With a suddenness that marks all U.S. military moves these days, construction of housing facilities on a scale large enough to accommodate 8,000 Japanese was begun Saturday morning on the 40 acre parking lot of the Western Washington Fair here, after an order for building the project had been given out by the army officers just a few hours previously.

Approximately 1,000 men are now employed on the job, which has been ordered completed within a month. Yesterday afternoon more than 40 of the 15 by 40 foot buildings were nearly completed. According to one source, approximately 165 such structures will be needed to house evacuated Japanese who will be brought here from areas designated by the army.
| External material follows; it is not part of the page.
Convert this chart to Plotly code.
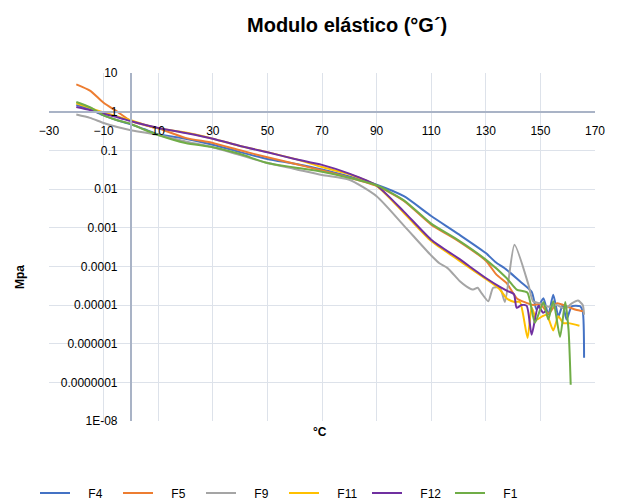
import plotly.graph_objects as go

# ---------------- data (temperature °C, modulus MPa) ----------------
temp_main = [-20, -15, -10, -5, 0, 5, 10, 20, 30, 40, 50, 60, 70, 80, 90, 100, 110, 120, 130]

f4_main = [1.5, 1.15, 0.8, 0.6, 0.47, 0.35, 0.26, 0.2, 0.14, 0.09, 0.06, 0.045, 0.032, 0.021, 0.0129, 0.0065, 0.002, 0.00068, 0.00022]
f4_tail_x = [133.5, 137.6, 142.5, 146.8, 148.6, 151.1, 152.9, 154.7, 156.6, 158.2, 159.6, 161.5, 164.5, 165.5, 166]
f4_tail_y = [1.3e-4, 8.2e-5, 4.1e-5, 2.2e-5, 7.6e-6, 1.5e-5, 5.6e-6, 1.85e-5, 5.1e-6, 1.02e-5, 4.2e-6, 9.3e-6, 9.3e-6, 6.9e-6, 4.3e-7]

f5_main = [5.1, 3.5, 1.7, 1.0, 0.58, 0.45, 0.37, 0.21, 0.155, 0.1, 0.066, 0.045, 0.03, 0.0196, 0.012, 0.0049, 0.0012, 0.00045, 0.00014]
f5_tail_x = [134, 137.6, 141.3, 144, 147.3, 150, 153, 156, 160, 163, 165.6]
f5_tail_y = [6e-5, 3.7e-5, 1.5e-5, 1.2e-5, 1.0e-5, 1.05e-5, 6e-6, 1.1e-5, 9e-6, 7.5e-6, 6.9e-6]

f9_main = [0.84, 0.69, 0.51, 0.4, 0.33, 0.29, 0.25, 0.17, 0.12, 0.075, 0.047, 0.033, 0.023, 0.0174, 0.0065, 0.00113, 0.00019]
f9_tail_x = [113, 116, 120.5, 123, 125.4, 127, 128.5, 130.9, 132.7, 135.2, 137, 140.5, 145.6, 147.3, 150, 153, 156, 159, 161.5, 163.8, 165.5, 166]
f9_tail_y = [1.2e-4, 9e-5, 4.1e-5, 3e-5, 2.5e-5, 2.8e-5, 2e-5, 1.25e-5, 2.8e-5, 2.8e-5, 1.2e-5, 3.6e-4, 3.4e-5, 1.25e-5, 1.1e-5, 9e-6, 1.0e-5, 8e-6, 1.1e-5, 1.3e-5, 1.0e-5, 5.6e-6]

f11_main = [1.65, 1.25, 0.95, 0.75, 0.6, 0.46, 0.37, 0.29, 0.2, 0.13, 0.09, 0.06, 0.037, 0.024, 0.012, 0.0024, 0.00045, 0.000145, 4.7e-5]
f11_tail_x = [135, 137.6, 140.5, 142.5, 145.3, 146.8, 148.6, 150.5, 152.3, 154.7, 156.6, 158.4, 160.3, 164.3]
f11_tail_y = [2.6e-5, 1.5e-5, 1.2e-5, 1.2e-5, 1.4e-6, 8.6e-6, 4.2e-6, 5e-6, 5.6e-6, 2.2e-6, 5.1e-6, 3.4e-6, 3.4e-6, 2.9e-6]

f12_main = [1.32, 1.1, 0.88, 0.72, 0.57, 0.46, 0.38, 0.28, 0.2, 0.13, 0.089, 0.06, 0.042, 0.025, 0.0123, 0.0026, 0.00049, 0.00016, 5e-5]
f12_tail_x = [135, 138, 140.3, 141.3, 143.1, 145, 146.8, 149.2, 151, 152.3]
f12_tail_y = [3e-5, 2.3e-5, 1.9e-5, 8.5e-6, 1e-5, 9.5e-6, 1.7e-6, 9.5e-6, 6.3e-6, 7.5e-6]

f1_main = [1.78, 1.3, 0.8, 0.6, 0.48, 0.34, 0.25, 0.155, 0.12, 0.08, 0.047, 0.036, 0.028, 0.0196, 0.0125, 0.0051, 0.00127, 0.00047, 0.000149]
f1_tail_x = [137.6, 141.3, 145.2, 148, 151.1, 152.9, 154.7, 157.2, 159.1, 160.3, 161.1]
f1_tail_y = [5e-5, 2.5e-5, 2.1e-5, 3.5e-6, 1.2e-5, 4.2e-6, 1.25e-5, 1.5e-6, 1.2e-5, 2.3e-6, 8.7e-8]

series_names = ["F4", "F5", "F9", "F11", "F12", "F1"]
series_colors = ["#4472C4", "#ED7D31", "#A5A5A5", "#FFC000", "#7030A0", "#70AD47"]

y_tickvals = [1e-8, 1e-7, 1e-6, 1e-5, 1e-4, 1e-3, 1e-2, 1e-1, 1, 10]
y_ticktext = ["1E-08", "0.0000001", "0.000001", "0.00001", "0.0001", "0.001", "0.01", "0.1", "1", "10"]

# ---------------- figure ----------------
series = [
    (temp_main + f4_tail_x, f4_main + f4_tail_y),
    (temp_main + f5_tail_x, f5_main + f5_tail_y),
    (temp_main[:len(f9_main)] + f9_tail_x, f9_main + f9_tail_y),
    (temp_main + f11_tail_x, f11_main + f11_tail_y),
    (temp_main + f12_tail_x, f12_main + f12_tail_y),
    (temp_main + f1_tail_x, f1_main + f1_tail_y),
]

fig = go.Figure()
for (xs, ys), name, col in zip(series, series_names, series_colors):
    fig.add_trace(go.Scatter(
        x=xs, y=ys, mode="lines", name="\u00a0\u00a0\u00a0\u00a0" + name,
        line=dict(color=col, width=2, shape="spline", smoothing=0.6),
    ))

FONT = "Liberation Sans, Arial, sans-serif"
W, H = 610, 494  # page body adds an 8px offset
fig.update_layout(
    width=W, height=H,
    margin=dict(l=41, r=23, t=65, b=81, autoexpand=False),
    paper_bgcolor="white", plot_bgcolor="white",
    font=dict(family=FONT, size=12, color="#000000"),
    showlegend=True,
    legend=dict(
        orientation="h", xref="container", x=27 / W, xanchor="left",
        yref="container", y=(H - 485) / H, yanchor="middle",
        entrywidth=38, entrywidthmode="pixels",
        font=dict(size=12), bgcolor="rgba(0,0,0,0)",
        tracegroupgap=0,
    ),
    xaxis=dict(
        range=[-30, 170], tick0=-30, dtick=20,
        showgrid=True, gridcolor="#DDE2EA", gridwidth=1,
        zeroline=False,
        showline=True, linecolor="#A9B3C6", linewidth=2,
        anchor="free", position=8 / 9,
        ticks="outside", ticklen=8, tickcolor="rgba(0,0,0,0)",
        tickfont=dict(size=12),
    ),
    yaxis=dict(
        type="log", range=[-8, 1],
        tickvals=y_tickvals, ticktext=y_ticktext,
        showgrid=True, gridcolor="#DDE2EA", gridwidth=1,
        zeroline=False,
        showline=True, linecolor="#A9B3C6", linewidth=2,
        anchor="free", position=0.15,
        ticks="outside", ticklen=10, tickcolor="rgba(0,0,0,0)",
        tickfont=dict(size=12),
    ),
    annotations=[
        dict(text="<b>Modulo elástico (°G´)</b>", x=(347 - 49) / 546, y=(421 - 25) / 348,
             xref="paper", yref="paper", showarrow=False, font=dict(size=20),
             xanchor="center", yanchor="middle"),
        dict(text="<b>Mpa</b>", x=(20 - 49) / 546, y=(421 - 277) / 348,
             xref="paper", yref="paper", showarrow=False, textangle=-90,
             font=dict(size=12), xanchor="center", yanchor="middle"),
        dict(text="<b>°C</b>", x=(320 - 49) / 546, y=(421 - 432) / 348,
             xref="paper", yref="paper", showarrow=False,
             font=dict(size=12), xanchor="center", yanchor="middle"),
    ],
)

fig.write_html("out.html")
Japanese Evacuation Report #8. Written by Joseph Conard of the Seattle Office of the American Friends Service Committee dated April 2, 1942. Joseph Conard, Collector, Box 3, Notebook, April 1942. Hoover Institution Archives.
Complete report.

At the Puyallup Fair Grounds, 40 miles from Seattle, 15 miles from Tacoma, all was a madhouse of swarming carpenters. Boxlike buildings were being thrown together on a large field that was formerly the parking lot. First the grass was scraped off the surface of the field with steam shovels. Then 2 by 4s were laid on the ground and planks nailed onto them. Then walls with one tiny window every twenty feet in the rear wall, no windows on the side, and a small door (no window in it) at the front. Over all a tarpaper roof. There will be approximately 40 rows of these rabbit hutches. 4 hutches to a row, 6 rooms to a hutch. Each room is about 20 feet square and separated from the next room by a partition that runs up part way to the roof. Each room is to house a Japanese family. If there is an average of 5 persons to a family, our arithmetic says 4800 people will be living in these boxes this summer.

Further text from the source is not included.